Most business owners are keenly aware of the sensitive nature of their commercial relationships. Ship one faulty product or fail to deliver exactly as promised and they can be liable not only for any resulting damage but the reputational harm that comes with failing to meet customer expectations.
Understandably, business owners want to remedy the situation as quickly (and least costly) as possible. However, commercial policyholders will be wise to inform their insurers before offering to make any payments or creating any settlements. “No voluntary payment” clauses are routinely included in insurance policies and can prevent coverage if a policyholder settles or offers to settle without informing his or her insurer.

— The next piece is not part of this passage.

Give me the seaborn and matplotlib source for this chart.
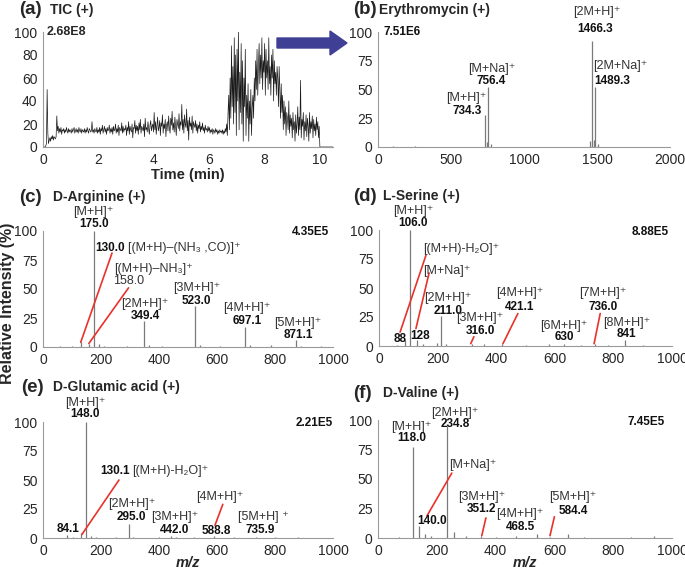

In a recent case, the Ninth Circuit reinforced this sometimes-harsh result. In Piveg, Inc. v. General Star Indemn. Co., No. 16-56003, 2018 U.S. App. LEXIS 3057 (9th Cir. Feb. 8, 2018), Piveg, the policyholder, supplied defective oil used to make softgels. Piveg then cut a deal with the third party to reimburse them for the defective oil. Notice that Piveg did not tender a claim or inform its insurer during these settlement talks.
The Ninth Circuit affirmed the district court’s grant of summary judgment in favor the insurer because Piveg violated its insurance policy’s “no voluntary payment” clause when they agreed to reimburse the third party for its defective product. The court rejected Piveg’s argument that the settlement terms were finalized with the third party only after they tendered the claim to their insurer because a “contract that omits [material] terms . . . is enforceable under California law, so long as the terms it does include are sufficiently definite for a court to determine whether a breach has occurred, order specific performance or award damages.”

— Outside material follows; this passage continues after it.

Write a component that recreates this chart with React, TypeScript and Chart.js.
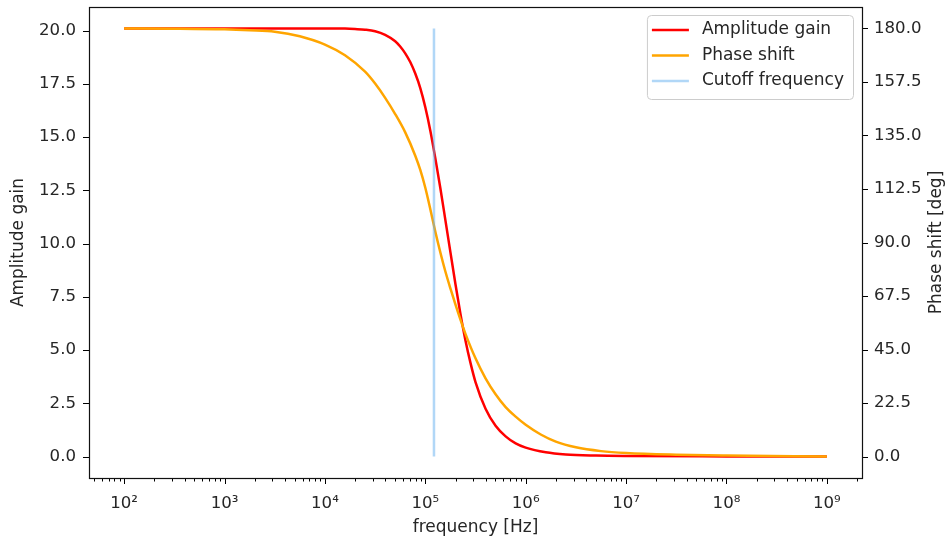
import React, { useEffect, useRef } from 'react';
import { Chart, registerables } from 'chart.js';

Chart.register(...registerables);

// ---- data ----
const ampLogFrequency = [2, 3, 4, 4.2, 4.3, 4.4, 4.5, 4.6, 4.7, 4.75, 4.8, 4.85, 4.9, 4.95, 5.0, 5.05, 5.1, 5.15, 5.2, 5.25, 5.3, 5.35, 5.4, 5.45, 5.5, 5.6, 5.7, 5.8, 5.9, 6.0, 6.2, 6.4, 6.7, 7.0, 8.0, 9.0];
const amplitudeGain = [20.1, 20.1, 20.1, 20.09, 20.07, 20.04, 19.97, 19.8, 19.5, 19.25, 18.93, 18.52, 17.98, 17.3, 16.4, 15.3, 14.0, 12.6, 11.1, 9.6, 8.1, 6.7, 5.45, 4.4, 3.5, 2.25, 1.45, 0.95, 0.62, 0.42, 0.2, 0.1, 0.05, 0.03, 0.01, 0.0];
const phaseLogFrequency = [2, 2.5, 3, 3.25, 3.5, 3.75, 4.0, 4.2, 4.4, 4.5, 4.6, 4.7, 4.8, 4.9, 4.95, 5.0, 5.05, 5.1, 5.15, 5.2, 5.25, 5.3, 5.35, 5.4, 5.5, 5.6, 5.7, 5.8, 5.9, 6.0, 6.15, 6.3, 6.5, 6.75, 7.0, 7.5, 8.0, 9.0];
const phaseShift = [180, 179.9, 179.6, 179.2, 178.6, 176.7, 173.2, 168.7, 161.8, 156.8, 150.8, 144.0, 136.3, 126.5, 120.5, 113, 104, 94.5, 85.8, 77.8, 70.7, 64.0, 57.6, 51.6, 41.3, 32.9, 26.2, 20.8, 16.8, 13.4, 9.3, 6.3, 3.9, 2.3, 1.5, 0.8, 0.45, 0.05];
const cutoffFrequency = 1.22e5;
const cutoffRange = [0, 20.1];

const xTickExponents = [2, 3, 4, 5, 6, 7, 8, 9];
const leftTicks = [0, 2.5, 5, 7.5, 10, 12.5, 15, 17.5, 20];
const rightTicks = [0, 22.5, 45, 67.5, 90, 112.5, 135, 157.5, 180];

const SUP: Record<string, string> = { '0': '⁰', '1': '¹', '2': '²', '3': '³', '4': '⁴', '5': '⁵', '6': '⁶', '7': '⁷', '8': '⁸', '9': '⁹', '-': '⁻' };
const sup = (n: number) => String(n).split('').map((c) => SUP[c] || c).join('');

const FONT_FAMILY = 'DejaVu Sans';
const TICK_SIZE = 16.6;
const LABEL_SIZE = 17;
const TEXT = '#262626';

const mplPlugin = {
  id: 'mplAxes',
  afterDraw(chart: any) {
    const { ctx, chartArea: a, scales } = chart;
    ctx.save();
    ctx.strokeStyle = '#000';
    ctx.lineWidth = 1;
    const vline = (px: number, y0: number, y1: number) => {
      const x = Math.round(px) + 0.5;
      ctx.beginPath(); ctx.moveTo(x, y0); ctx.lineTo(x, y1); ctx.stroke();
    };
    const hline = (py: number, x0: number, x1: number) => {
      const y = Math.round(py) + 0.5;
      ctx.beginPath(); ctx.moveTo(x0, y); ctx.lineTo(x1, y); ctx.stroke();
    };
    const xs = scales.x;
    for (let e = 1; e <= 9; e++) {
      for (let m = 1; m <= 9; m++) {
        const v = m * Math.pow(10, e);
        if (v < xs.min || v > xs.max) continue;
        const len = m === 1 ? 6 : 3.5;
        vline(xs.getPixelForValue(v), a.bottom, a.bottom + len);
      }
    }
    leftTicks.forEach((v) => hline(scales.y.getPixelForValue(v), a.left - 6, a.left));
    rightTicks.forEach((v) => hline(scales.y1.getPixelForValue(v), a.right, a.right + 6));

    // frame
    ctx.lineWidth = 1.2;
    ctx.strokeStyle = '#111';
    ctx.strokeRect(Math.round(a.left) + 0.5, Math.round(a.top) + 0.5, Math.round(a.width), Math.round(a.height));

    // legend
    ctx.font = `${LABEL_SIZE}px "${FONT_FAMILY}"`;
    const ds = chart.data.datasets;
    const maxW = Math.max(...ds.map((d: any) => ctx.measureText(d.label).width));
    const bw = 5 + 37 + 13 + maxW + 9;
    const bh = 84;
    const bx = a.right - 9 - bw;
    const by = a.top + 8;
    ctx.beginPath();
    if (ctx.roundRect) ctx.roundRect(bx + 0.5, by + 0.5, bw, bh, 4); else ctx.rect(bx + 0.5, by + 0.5, bw, bh);
    ctx.fillStyle = 'rgba(255,255,255,0.8)';
    ctx.fill();
    ctx.strokeStyle = '#cccccc';
    ctx.lineWidth = 1;
    ctx.stroke();
    ds.forEach((d: any, i: number) => {
      const ry = by + 15 + i * 25.5;
      ctx.strokeStyle = d.borderColor;
      ctx.lineWidth = 2.5;
      ctx.beginPath(); ctx.moveTo(bx + 5, ry); ctx.lineTo(bx + 42, ry); ctx.stroke();
      ctx.fillStyle = TEXT;
      ctx.textBaseline = 'alphabetic';
      ctx.textAlign = 'left';
      ctx.fillText(d.label, bx + 55, ry + 4);
    });

    // right axis title (bottom-to-top like matplotlib)
    ctx.save();
    ctx.translate(937, (a.top + a.bottom) / 2);
    ctx.rotate(-Math.PI / 2);
    ctx.textAlign = 'center';
    ctx.textBaseline = 'middle';
    ctx.fillStyle = TEXT;
    ctx.fillText('Phase shift [deg]', 0, 0);
    ctx.restore();
    ctx.restore();
  },
};

export default function App() {
  const ref = useRef<HTMLCanvasElement | null>(null);
  useEffect(() => {
    if (!ref.current) return;
    Chart.defaults.font.family = FONT_FAMILY;
    Chart.defaults.font.size = TICK_SIZE;
    Chart.defaults.color = TEXT;
    const font = { family: FONT_FAMILY, size: TICK_SIZE };
    const labelFont = { family: FONT_FAMILY, size: LABEL_SIZE };
    const vFit = (w: number) => (s: any) => { s.width = w; s.paddingTop = 0; s.paddingBottom = 0; };
    const chart = new Chart(ref.current, {
      type: 'line',
      data: {
        datasets: [
          {
            label: 'Amplitude gain',
            data: ampLogFrequency.map((l, i) => ({ x: Math.pow(10, l), y: amplitudeGain[i] })),
            borderColor: '#ff0000',
            borderWidth: 2.5,
            pointRadius: 0,
            cubicInterpolationMode: 'monotone',
            yAxisID: 'y',
            order: 3,
          },
          {
            label: 'Phase shift',
            data: phaseLogFrequency.map((l, i) => ({ x: Math.pow(10, l), y: phaseShift[i] })),
            borderColor: '#ffa500',
            borderWidth: 2.5,
            pointRadius: 0,
            cubicInterpolationMode: 'monotone',
            yAxisID: 'y1',
            order: 2,
          },
          {
            label: 'Cutoff frequency',
            data: cutoffRange.map((v) => ({ x: cutoffFrequency, y: v })),
            borderColor: 'rgba(100,175,240,0.5)',
            borderWidth: 2.5,
            pointRadius: 0,
            tension: 0,
            yAxisID: 'y',
            order: 1,
          },
        ],
      } as any,
      options: {
        animation: false,
        responsive: false,
        layout: { padding: { top: 7, left: 0, right: 0, bottom: 0 } },
        plugins: { legend: { display: false }, tooltip: { enabled: false } },
        scales: {
          x: {
            type: 'logarithmic',
            min: Math.pow(10, 1.65),
            max: Math.pow(10, 9.35),
            afterBuildTicks: (s: any) => { s.ticks = xTickExponents.map((e) => ({ value: Math.pow(10, e) })); },
            afterFit: (s: any) => { s.height = 65; s.paddingLeft = 0; s.paddingRight = 0; },
            ticks: {
              autoSkip: false,
              maxRotation: 0,
              padding: 10,
              font,
              color: TEXT,
              callback: (v: any) => '10' + sup(Math.round(Math.log10(Number(v)))),
            },
            grid: { display: false, drawTicks: true, tickLength: 6 },
            border: { display: false },
            title: { display: true, text: 'frequency [Hz]', font: labelFont, color: TEXT, padding: { top: 0, bottom: 5 } },
          },
          y: {
            type: 'linear',
            position: 'left',
            min: -1.005,
            max: 21.105,
            afterBuildTicks: (s: any) => { s.ticks = leftTicks.map((v) => ({ value: v })); },
            afterFit: vFit(89),
            ticks: { padding: 7, font, color: TEXT, callback: (v: any) => Number(v).toFixed(1) },
            grid: { display: false, drawTicks: true, tickLength: 6 },
            border: { display: false },
            title: { display: true, text: 'Amplitude gain', font: labelFont, color: TEXT, padding: { top: 8, bottom: 0 } },
          },
          y1: {
            type: 'linear',
            position: 'right',
            min: -9,
            max: 189,
            afterBuildTicks: (s: any) => { s.ticks = rightTicks.map((v) => ({ value: v })); },
            afterFit: vFit(85),
            ticks: { padding: 6, font, color: TEXT, callback: (v: any) => Number(v).toFixed(1) },
            grid: { display: false, drawTicks: true, tickLength: 6, drawOnChartArea: false },
            border: { display: false },
          },
        },
      } as any,
      plugins: [mplPlugin],
    });
    return () => chart.destroy();
  }, []);
  return (
    <div style={{ position: 'absolute', left: 0, top: 0, width: 947, height: 543, background: '#fff' }}>
      <canvas ref={ref} width={947} height={543} style={{ display: 'block' }} />
    </div>
  );
}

This case is just one of many that reinforce how courts in California routinely uphold these clauses and do not require the insurer to show they were prejudiced in any way.

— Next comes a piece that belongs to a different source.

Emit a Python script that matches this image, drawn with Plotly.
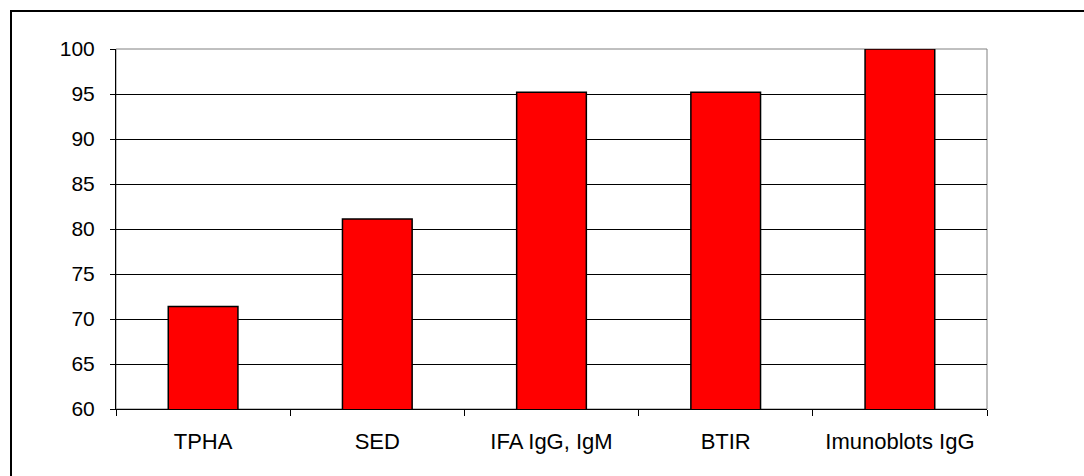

Lastly, at least one California court of appeal has noted that a policyholder may be able to ignore a “no voluntary payment” clause when there exists, “economic necessity, insurer breach, or other extraordinary circumstances.” Jamestown Builders v. General Star Indemn. Co., 77 Cal. App. 4th 341, 346 (1999). When an insurer breaches its duties to an insured it seems reasonable to allow the insured to settle a claim, however, there is some question as to what qualifies as an economic necessity or what a court would see as an extraordinary circumstance.
In sum, it is always good practice to keep your insurer informed (and promptly!) of any claims or potential claims on the horizon.